Hujan sepanjang Kamis sore sampai Jumat siang (13-14/7) membuat sejumlah wilayah di Sumatra Barat (Sumbar) terendam banjir. Yang terparah di Kota Padang, ribuan rumah terendam bahkan di Kelurahan Bukit Gado-Gado, Kecamatan Padang Selatan dua orang anak meninggal dunia akibat longsor yang mendera rumah mereka.

Sepanjang Jumat, di media sosial juga berseliweran hujatan kepada Pemko Padang, utamanya Wali Kota Padang Hendri Septa. Hendri yang menggantikan Wako lama, Mahyeldi yang jadi Gubernur Sumbar, dianggap kurang tanggap mengatasi banjir. Apalagi, saat banjir terjadi, Hendri Septa dan banyak pejabat Padang lainnya sedang berada di Makassar, Sulawesi Selatan.

Diketahui, ratusan pejabat yang terdiri dari Kepala Dinas, Kepala Bagian, Camat hingga Lurah itu berkunjung kesana dalam agenda Rapat Keja Nasional Asosiasi Pemerintahan Kota se-Indonesia (Rakernas Apeksi) ke-16. Saat para pejabat sedang berada di luar daerah itulah banjir melanda kota. Mungkin ada juga yang sudah kembali ke Padang satu per satu.

Tapi, dari bocoran Wali Kota Padang Ekos Albar, Wako Hendri Septa masih dalam perjalanan dari Makasar menuju Padang. Dia turun meninjau beberapa titik banjir di kota Padang akibat hujan deras yang turun dari semalam hingga pagi. Ekos disebutkan bergerak dari kediaman Wawako Jalan A Yani. Katanya, ini musibah, tak dapat ditolak lagi.

Untung Hendri Septa saat ini sudah punya Wakil Wali Kota. Kalau tidak, alamat politisi PAN ini akan jadi super bulan-bulanan warga, apalagi netizen.
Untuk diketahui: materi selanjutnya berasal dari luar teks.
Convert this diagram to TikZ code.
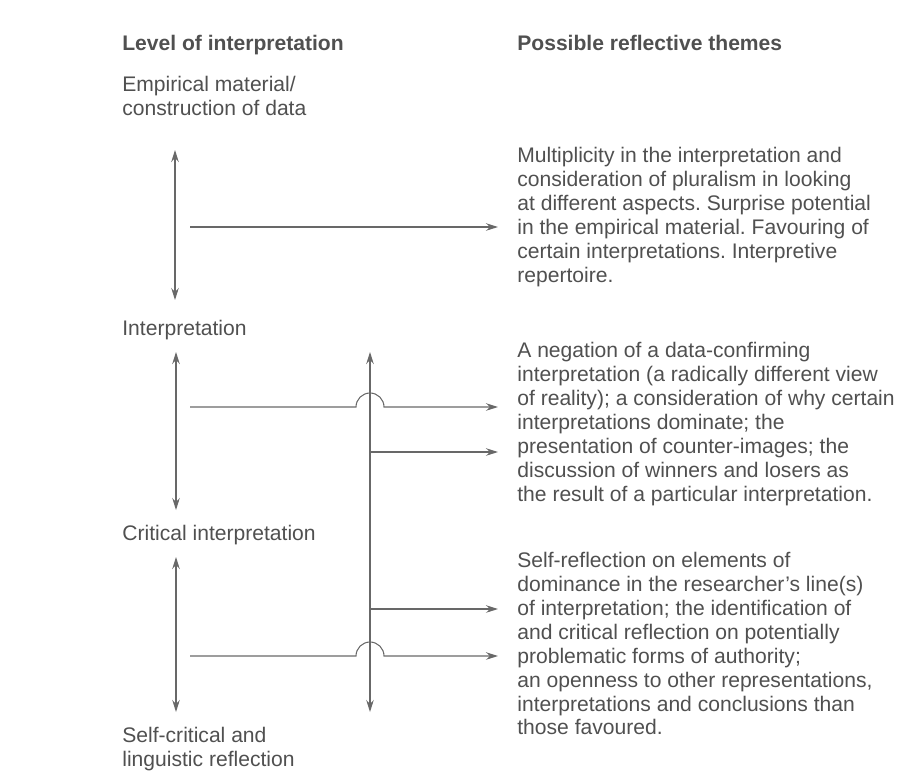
\documentclass[tikz,border=0pt]{standalone}
\usepackage{fontspec}
\setmainfont{Liberation Sans}
\usepackage{tikz}
\usetikzlibrary{arrows.meta,calc}

\definecolor{inkgray}{HTML}{505050}
\definecolor{linegray}{HTML}{686868}

\begin{document}
\frenchspacing
\begin{tikzpicture}[
  x=0.02cm, y=-0.02cm,
  head/.style={font=\bfseries\fontsize{12}{13.6}\selectfont, text=inkgray, inner sep=0, anchor=base west},
  level/.style={font=\fontsize{12}{13.6}\selectfont, text=inkgray, inner sep=0, align=left},
  theme/.style={font=\fontsize{12}{13.6}\selectfont, text=inkgray, inner sep=0, align=left, anchor=north west},
  dbl/.style={{Stealth[length=2.4mm,width=1.5mm]}-{Stealth[length=2.4mm,width=1.5mm]}, draw=linegray, line width=0.6pt},
  arrow/.style={-{Stealth[length=2.4mm,width=1.5mm]}, draw=linegray, line width=0.6pt}
]
\useasboundingbox (0,0) rectangle (906,782);

% column heads
\node[head] (lvhead) at (122,50.5) {Level of interpretation};
\node[head] (thhead) at (517,50.5) {Possible reflective themes};

% levels
\node[level, anchor=north west] (lvemp) at (122,76) {Empirical material/\\construction of data};
\node[level, anchor=base west] (lvint) at (122,335.5) {Interpretation};
\node[level, anchor=base west] (lvcrit) at (122,540.5) {Critical interpretation};
\node[level, anchor=north west] (lvself) at (122,727) {Self-critical and\\linguistic reflection};

% themes
\node[theme] (thone) at (517,147) {Multiplicity in the interpretation and\\consideration of pluralism in looking\\at different aspects. Surprise potential\\in the empirical material. Favouring of\\certain interpretations. Interpretive\\repertoire.};
\node[theme] (thtwo) at (517,342) {A negation of a data-confirming\\interpretation (a radically different view\\of reality); a consideration of why certain\\interpretations dominate; the\\presentation of counter-images; the\\discussion of winners and losers as\\the result of a particular interpretation.};
\node[theme] (ththree) at (517,552) {Self-reflection on elements of\\dominance in the researcher's line(s)\\of interpretation; the identification of\\and critical reflection on potentially\\problematic forms of authority;\\an openness to other representations,\\interpretations and conclusions than\\those favoured.};

% arrow ends
\coordinate (upa) at (175,150);
\coordinate (dna) at (175,300);
\coordinate (upb) at (176,352);
\coordinate (dnb) at (176,510);
\coordinate (upc) at (176,557);
\coordinate (dnc) at (176,712);
\coordinate (upr) at (370,352);
\coordinate (dnr) at (370,712);
\coordinate (fromone) at (190,227);
\coordinate (toone) at (498,227);
\coordinate (fromtwo) at (190,407);
\coordinate (jumptwo) at (370,407);
\coordinate (totwo) at (498,407);
\coordinate (fromthree) at (370,452);
\coordinate (tothree) at (498,452);
\coordinate (fromfour) at (370,609);
\coordinate (tofour) at (498,609);
\coordinate (fromfive) at (190,656);
\coordinate (jumpfive) at (370,656);
\coordinate (tofive) at (498,656);

% vertical arrows
\draw[dbl] (upa) -- (dna);
\draw[dbl] (upb) -- (dnb);
\draw[dbl] (upc) -- (dnc);
\draw[dbl] (upr) -- (dnr);

% arrows to the themes
\draw[arrow] (fromone) -- (toone);
\draw[arrow] (fromtwo) -- ($(jumptwo)+(-14,0)$) arc[start angle=180, end angle=0, radius=0.28cm] -- (totwo);
\draw[arrow] (fromthree) -- (tothree);
\draw[arrow] (fromfour) -- (tofour);
\draw[arrow] (fromfive) -- ($(jumpfive)+(-14,0)$) arc[start angle=180, end angle=0, radius=0.28cm] -- (tofive);
\end{tikzpicture}
\end{document}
Mereka akan membanding-bandingkan dengan Wali Kota sebelumnya yang selalu hadir saat warga kebanjiran. Meskipun solusi mengatasi banjir di Kota Padang ini belum juga terlihat nyata. Masih sebatas teori-teori saja.
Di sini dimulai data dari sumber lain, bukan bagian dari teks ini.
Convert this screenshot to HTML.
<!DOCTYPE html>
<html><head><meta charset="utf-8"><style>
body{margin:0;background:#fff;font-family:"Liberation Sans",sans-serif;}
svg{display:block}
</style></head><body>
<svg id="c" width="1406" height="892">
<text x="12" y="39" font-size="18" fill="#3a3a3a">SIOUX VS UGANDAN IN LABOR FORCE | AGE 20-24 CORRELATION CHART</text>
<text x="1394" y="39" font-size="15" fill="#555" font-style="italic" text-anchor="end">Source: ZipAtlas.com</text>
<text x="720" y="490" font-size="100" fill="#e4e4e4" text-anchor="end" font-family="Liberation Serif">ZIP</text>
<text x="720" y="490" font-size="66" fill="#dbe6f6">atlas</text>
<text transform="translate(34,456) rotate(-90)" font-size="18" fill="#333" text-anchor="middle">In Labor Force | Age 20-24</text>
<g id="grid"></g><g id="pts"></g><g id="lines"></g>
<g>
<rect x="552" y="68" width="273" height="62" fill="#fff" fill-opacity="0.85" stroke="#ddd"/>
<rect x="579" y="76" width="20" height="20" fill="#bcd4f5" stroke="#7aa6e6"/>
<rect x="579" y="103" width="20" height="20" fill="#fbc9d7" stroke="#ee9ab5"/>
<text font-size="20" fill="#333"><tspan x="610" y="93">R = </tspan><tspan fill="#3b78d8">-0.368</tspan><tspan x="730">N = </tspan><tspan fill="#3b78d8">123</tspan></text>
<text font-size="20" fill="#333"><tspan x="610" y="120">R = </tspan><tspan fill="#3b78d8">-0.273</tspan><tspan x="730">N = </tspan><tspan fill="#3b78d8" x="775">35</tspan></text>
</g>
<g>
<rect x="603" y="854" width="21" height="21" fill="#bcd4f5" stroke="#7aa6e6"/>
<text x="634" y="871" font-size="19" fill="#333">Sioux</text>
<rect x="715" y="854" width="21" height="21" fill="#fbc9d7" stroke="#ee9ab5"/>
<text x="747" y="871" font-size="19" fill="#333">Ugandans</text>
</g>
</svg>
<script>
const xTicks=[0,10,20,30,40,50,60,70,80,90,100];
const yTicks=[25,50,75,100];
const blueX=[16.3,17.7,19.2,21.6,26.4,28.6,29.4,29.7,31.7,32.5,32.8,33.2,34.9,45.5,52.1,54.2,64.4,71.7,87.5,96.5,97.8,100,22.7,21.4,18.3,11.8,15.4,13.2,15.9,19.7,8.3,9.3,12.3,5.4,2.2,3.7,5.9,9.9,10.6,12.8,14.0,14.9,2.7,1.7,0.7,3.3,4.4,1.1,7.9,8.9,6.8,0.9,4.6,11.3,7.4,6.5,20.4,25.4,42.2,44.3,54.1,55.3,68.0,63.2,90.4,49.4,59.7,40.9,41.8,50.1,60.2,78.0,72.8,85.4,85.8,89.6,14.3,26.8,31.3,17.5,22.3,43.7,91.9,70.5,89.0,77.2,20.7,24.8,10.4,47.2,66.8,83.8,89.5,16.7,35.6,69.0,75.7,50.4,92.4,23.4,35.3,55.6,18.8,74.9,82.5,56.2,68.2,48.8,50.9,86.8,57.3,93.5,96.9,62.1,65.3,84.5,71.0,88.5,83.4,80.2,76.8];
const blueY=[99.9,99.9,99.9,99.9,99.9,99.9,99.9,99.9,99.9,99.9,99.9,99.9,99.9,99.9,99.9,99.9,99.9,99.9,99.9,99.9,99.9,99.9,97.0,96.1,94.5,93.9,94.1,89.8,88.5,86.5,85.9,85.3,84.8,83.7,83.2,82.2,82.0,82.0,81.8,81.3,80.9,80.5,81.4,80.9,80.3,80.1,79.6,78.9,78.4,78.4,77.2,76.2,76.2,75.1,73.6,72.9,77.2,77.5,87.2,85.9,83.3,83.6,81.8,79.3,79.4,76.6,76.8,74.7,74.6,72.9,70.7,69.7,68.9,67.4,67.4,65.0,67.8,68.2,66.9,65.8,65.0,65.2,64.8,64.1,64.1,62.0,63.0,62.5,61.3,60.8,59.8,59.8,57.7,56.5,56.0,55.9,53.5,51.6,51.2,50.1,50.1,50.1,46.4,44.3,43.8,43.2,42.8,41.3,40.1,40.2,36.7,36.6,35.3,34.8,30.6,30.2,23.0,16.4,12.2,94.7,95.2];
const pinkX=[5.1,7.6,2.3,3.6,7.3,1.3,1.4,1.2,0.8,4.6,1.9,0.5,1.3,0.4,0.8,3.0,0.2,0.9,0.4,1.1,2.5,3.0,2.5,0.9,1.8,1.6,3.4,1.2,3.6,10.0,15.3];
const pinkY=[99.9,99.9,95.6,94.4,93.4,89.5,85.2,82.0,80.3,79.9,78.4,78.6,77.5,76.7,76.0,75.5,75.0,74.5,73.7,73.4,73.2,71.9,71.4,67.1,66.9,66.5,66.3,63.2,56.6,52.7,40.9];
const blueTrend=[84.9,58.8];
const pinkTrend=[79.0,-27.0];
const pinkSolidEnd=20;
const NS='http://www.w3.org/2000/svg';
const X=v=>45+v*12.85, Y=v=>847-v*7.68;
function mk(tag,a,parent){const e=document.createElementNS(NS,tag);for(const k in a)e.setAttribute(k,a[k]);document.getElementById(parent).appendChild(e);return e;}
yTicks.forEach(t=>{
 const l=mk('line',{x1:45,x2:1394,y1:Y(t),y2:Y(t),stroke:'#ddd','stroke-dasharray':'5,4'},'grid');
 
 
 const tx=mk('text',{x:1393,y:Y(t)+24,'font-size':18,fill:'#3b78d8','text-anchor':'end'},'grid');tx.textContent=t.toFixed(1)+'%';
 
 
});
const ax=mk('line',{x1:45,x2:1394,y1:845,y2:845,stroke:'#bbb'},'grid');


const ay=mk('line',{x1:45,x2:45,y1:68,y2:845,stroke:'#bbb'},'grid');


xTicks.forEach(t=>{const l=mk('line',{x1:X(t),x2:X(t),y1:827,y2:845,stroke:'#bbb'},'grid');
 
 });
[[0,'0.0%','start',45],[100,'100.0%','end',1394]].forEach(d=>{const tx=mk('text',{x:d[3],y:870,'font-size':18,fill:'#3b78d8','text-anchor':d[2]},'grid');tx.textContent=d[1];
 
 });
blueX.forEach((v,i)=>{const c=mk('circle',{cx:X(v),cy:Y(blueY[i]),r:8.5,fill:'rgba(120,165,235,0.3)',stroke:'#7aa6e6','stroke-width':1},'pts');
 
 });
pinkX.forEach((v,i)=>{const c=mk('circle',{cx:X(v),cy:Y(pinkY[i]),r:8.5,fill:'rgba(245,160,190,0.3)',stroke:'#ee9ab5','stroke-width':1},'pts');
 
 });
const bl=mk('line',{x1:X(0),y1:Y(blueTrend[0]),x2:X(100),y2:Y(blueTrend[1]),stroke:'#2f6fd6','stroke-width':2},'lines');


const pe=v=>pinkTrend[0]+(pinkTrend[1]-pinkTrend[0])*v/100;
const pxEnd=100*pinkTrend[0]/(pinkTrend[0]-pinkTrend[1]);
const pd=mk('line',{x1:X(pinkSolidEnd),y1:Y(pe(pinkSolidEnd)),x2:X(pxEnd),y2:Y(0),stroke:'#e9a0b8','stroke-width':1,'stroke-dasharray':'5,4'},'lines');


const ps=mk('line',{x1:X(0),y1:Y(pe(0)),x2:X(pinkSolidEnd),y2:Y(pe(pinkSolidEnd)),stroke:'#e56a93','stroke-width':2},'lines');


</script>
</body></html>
Kota Padang, disebut sebagai kota peninggalan Belanda yang terus berkembang dengan mengambil wilayah Padangpariaman. Namun, perkembangan itu hanya sporadis dan ditambah-tambah begitu saja. Tumpang tindih pengaturan ruang masih terjadi. Begitu banyak bangunan perumahan yang muncul di areal-areal persawahan atau daerah yang dianggap menjadi titik serapan air yang cepat.

Salah satu yang paling sering menjadi kritikan adalah kecilnya drainase dalam kota yang tak sebanding dengan pembangunannya. Bahkan, banyak drainase yang sekarang sudah ditutup oleh warga untuk dijadikan jalan atau lahan parkir. Sehingga, penyerapan airnya benar-benar tak ada. Sebentar saja hujan agak deras, genangan air sudah terjadi.
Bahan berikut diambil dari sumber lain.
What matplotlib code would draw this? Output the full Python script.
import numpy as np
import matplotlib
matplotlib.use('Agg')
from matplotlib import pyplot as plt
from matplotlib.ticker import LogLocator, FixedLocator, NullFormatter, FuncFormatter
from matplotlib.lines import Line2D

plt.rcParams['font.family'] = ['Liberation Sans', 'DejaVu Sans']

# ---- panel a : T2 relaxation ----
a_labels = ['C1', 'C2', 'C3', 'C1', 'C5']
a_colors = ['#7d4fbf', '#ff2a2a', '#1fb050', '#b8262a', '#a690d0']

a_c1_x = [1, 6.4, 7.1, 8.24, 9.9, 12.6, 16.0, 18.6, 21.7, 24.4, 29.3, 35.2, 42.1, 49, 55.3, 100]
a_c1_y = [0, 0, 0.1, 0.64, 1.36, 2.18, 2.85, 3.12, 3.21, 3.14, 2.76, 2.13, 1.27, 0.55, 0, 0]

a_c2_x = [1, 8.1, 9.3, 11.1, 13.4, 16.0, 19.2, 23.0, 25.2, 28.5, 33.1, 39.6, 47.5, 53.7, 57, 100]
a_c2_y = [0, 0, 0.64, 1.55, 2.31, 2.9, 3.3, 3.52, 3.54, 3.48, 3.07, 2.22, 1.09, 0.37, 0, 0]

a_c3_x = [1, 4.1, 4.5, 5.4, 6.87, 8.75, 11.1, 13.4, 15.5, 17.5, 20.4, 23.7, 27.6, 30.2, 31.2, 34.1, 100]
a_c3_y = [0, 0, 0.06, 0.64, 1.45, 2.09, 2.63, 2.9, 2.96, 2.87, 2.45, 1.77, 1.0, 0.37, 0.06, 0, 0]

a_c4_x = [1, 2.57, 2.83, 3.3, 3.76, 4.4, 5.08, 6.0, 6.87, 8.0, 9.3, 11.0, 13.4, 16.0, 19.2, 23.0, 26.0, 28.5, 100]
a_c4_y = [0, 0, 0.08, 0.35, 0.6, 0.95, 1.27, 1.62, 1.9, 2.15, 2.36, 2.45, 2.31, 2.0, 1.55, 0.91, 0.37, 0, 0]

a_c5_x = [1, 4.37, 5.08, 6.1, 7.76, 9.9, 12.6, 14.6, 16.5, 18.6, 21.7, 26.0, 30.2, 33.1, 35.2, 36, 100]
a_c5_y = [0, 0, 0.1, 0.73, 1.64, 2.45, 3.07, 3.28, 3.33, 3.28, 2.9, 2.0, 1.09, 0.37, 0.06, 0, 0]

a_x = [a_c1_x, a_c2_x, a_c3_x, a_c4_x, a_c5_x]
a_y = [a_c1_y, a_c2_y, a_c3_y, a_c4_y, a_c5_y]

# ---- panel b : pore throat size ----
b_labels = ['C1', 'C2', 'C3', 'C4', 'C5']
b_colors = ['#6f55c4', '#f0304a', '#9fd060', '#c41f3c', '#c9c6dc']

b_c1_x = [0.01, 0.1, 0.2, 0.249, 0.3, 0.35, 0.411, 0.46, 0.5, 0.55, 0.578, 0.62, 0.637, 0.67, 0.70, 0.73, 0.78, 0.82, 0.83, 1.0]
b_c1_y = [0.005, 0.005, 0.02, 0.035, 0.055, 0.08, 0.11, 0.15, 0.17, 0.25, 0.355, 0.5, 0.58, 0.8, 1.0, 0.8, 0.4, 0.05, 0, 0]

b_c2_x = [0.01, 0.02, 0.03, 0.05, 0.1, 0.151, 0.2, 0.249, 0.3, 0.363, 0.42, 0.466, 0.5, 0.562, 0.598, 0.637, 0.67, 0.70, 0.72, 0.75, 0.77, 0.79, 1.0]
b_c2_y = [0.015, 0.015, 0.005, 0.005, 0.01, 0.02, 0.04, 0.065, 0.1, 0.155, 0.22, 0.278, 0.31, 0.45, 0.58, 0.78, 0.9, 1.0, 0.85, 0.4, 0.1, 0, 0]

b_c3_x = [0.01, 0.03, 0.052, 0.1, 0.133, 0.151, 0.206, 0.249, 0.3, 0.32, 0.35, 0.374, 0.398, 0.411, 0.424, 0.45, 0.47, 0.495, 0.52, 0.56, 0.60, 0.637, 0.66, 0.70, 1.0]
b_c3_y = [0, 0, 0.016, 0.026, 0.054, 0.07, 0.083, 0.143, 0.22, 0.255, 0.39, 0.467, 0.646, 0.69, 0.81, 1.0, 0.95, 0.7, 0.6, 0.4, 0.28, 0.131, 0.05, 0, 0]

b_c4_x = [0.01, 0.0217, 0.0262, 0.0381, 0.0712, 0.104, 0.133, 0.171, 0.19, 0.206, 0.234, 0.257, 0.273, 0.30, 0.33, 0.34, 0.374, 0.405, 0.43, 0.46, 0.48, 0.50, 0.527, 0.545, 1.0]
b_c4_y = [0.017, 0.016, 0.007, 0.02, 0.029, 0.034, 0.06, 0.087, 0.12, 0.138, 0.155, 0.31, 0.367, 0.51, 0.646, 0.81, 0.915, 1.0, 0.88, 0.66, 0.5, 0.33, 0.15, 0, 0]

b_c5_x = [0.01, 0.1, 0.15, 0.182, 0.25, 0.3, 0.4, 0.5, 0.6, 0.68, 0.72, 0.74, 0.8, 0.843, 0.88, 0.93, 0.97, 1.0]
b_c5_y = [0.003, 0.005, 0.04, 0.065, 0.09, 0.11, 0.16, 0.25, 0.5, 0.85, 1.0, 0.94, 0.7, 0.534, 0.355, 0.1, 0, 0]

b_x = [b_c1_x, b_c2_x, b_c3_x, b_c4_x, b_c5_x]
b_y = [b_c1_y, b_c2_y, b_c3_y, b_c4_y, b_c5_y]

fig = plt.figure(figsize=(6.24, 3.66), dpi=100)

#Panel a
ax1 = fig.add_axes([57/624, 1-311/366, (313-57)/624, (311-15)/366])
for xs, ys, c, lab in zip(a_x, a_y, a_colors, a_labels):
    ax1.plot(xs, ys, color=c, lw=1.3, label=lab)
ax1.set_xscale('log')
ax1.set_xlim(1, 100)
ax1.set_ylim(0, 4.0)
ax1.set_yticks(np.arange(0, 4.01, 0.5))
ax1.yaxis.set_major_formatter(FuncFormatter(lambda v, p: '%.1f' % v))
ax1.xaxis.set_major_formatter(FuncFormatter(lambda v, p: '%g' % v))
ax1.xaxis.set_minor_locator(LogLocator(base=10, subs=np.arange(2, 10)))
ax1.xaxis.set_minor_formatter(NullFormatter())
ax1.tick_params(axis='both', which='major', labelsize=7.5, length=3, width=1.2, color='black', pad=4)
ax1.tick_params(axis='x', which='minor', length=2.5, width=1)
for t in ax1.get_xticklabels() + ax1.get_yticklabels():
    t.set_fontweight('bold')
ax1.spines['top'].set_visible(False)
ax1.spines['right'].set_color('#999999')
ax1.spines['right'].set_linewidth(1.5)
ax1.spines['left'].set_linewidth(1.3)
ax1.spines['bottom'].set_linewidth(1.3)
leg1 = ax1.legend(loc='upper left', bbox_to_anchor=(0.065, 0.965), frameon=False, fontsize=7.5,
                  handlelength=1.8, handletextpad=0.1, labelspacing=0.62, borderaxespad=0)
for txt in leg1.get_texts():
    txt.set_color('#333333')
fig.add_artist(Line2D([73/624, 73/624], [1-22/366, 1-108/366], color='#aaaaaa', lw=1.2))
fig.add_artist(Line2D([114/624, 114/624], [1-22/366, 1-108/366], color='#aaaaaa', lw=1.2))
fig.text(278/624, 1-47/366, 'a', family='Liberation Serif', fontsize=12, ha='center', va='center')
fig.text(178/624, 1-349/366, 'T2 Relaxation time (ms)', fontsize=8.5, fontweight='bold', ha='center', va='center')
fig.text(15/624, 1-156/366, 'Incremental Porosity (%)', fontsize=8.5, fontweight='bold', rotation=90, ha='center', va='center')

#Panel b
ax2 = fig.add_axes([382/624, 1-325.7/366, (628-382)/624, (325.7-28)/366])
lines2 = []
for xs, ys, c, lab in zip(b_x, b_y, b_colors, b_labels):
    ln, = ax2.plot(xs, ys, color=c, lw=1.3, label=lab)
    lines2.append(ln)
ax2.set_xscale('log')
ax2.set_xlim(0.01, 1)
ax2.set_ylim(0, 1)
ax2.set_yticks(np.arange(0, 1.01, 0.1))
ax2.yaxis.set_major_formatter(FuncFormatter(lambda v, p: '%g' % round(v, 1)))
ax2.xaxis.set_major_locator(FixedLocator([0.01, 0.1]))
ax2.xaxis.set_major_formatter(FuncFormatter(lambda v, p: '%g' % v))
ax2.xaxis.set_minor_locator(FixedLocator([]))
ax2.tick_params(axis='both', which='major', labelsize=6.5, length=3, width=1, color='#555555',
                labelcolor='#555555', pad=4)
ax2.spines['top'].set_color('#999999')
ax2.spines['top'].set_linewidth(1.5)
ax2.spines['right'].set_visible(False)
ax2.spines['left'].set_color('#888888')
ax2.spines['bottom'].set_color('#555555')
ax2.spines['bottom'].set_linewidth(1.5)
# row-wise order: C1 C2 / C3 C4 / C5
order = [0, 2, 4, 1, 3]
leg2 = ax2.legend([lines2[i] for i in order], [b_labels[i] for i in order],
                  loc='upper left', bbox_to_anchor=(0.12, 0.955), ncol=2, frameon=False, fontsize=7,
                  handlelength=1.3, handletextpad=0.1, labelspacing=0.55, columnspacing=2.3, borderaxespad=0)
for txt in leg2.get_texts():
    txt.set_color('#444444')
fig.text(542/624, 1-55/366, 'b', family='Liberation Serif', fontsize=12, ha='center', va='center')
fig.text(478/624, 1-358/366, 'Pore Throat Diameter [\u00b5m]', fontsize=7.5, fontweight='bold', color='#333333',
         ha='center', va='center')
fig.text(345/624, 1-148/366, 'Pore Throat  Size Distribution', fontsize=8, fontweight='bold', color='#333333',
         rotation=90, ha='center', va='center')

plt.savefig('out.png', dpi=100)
Hujatan-hujatan kepada Wali Kota Padang terus menerus terjadi sampai Jumat sore. Bahkan, ada yang kembali mengingatkan, kalau ini adalah salah dari Wako sebelumnya yang meninggalkan “kader” kurang mumpuni. Belum tuntas tugas Wako, sudah meninggalkan dan pergi menjadi Gubernur. Padahal, kalau kita tahu, setiap banjir Padang, Mahyeldi yang sudah berjibaku turun ke lokasi tetap dihujat oleh netizen, bahkan yang dari luar Padang.

Banjir yang kerap terjadi di kota yang disebut paling nyaman dihuni di masa tua di Indonesia ini memang sudah menahun. Entah sudah berapa Wali Kota yang berjanji menanganinya, tetap tidak ada angsuran. Hujan sekitar 5-6 jam saja, banjir sudah mendera. Meski sering dikesampingkan dan disebut dengan genangan air semata.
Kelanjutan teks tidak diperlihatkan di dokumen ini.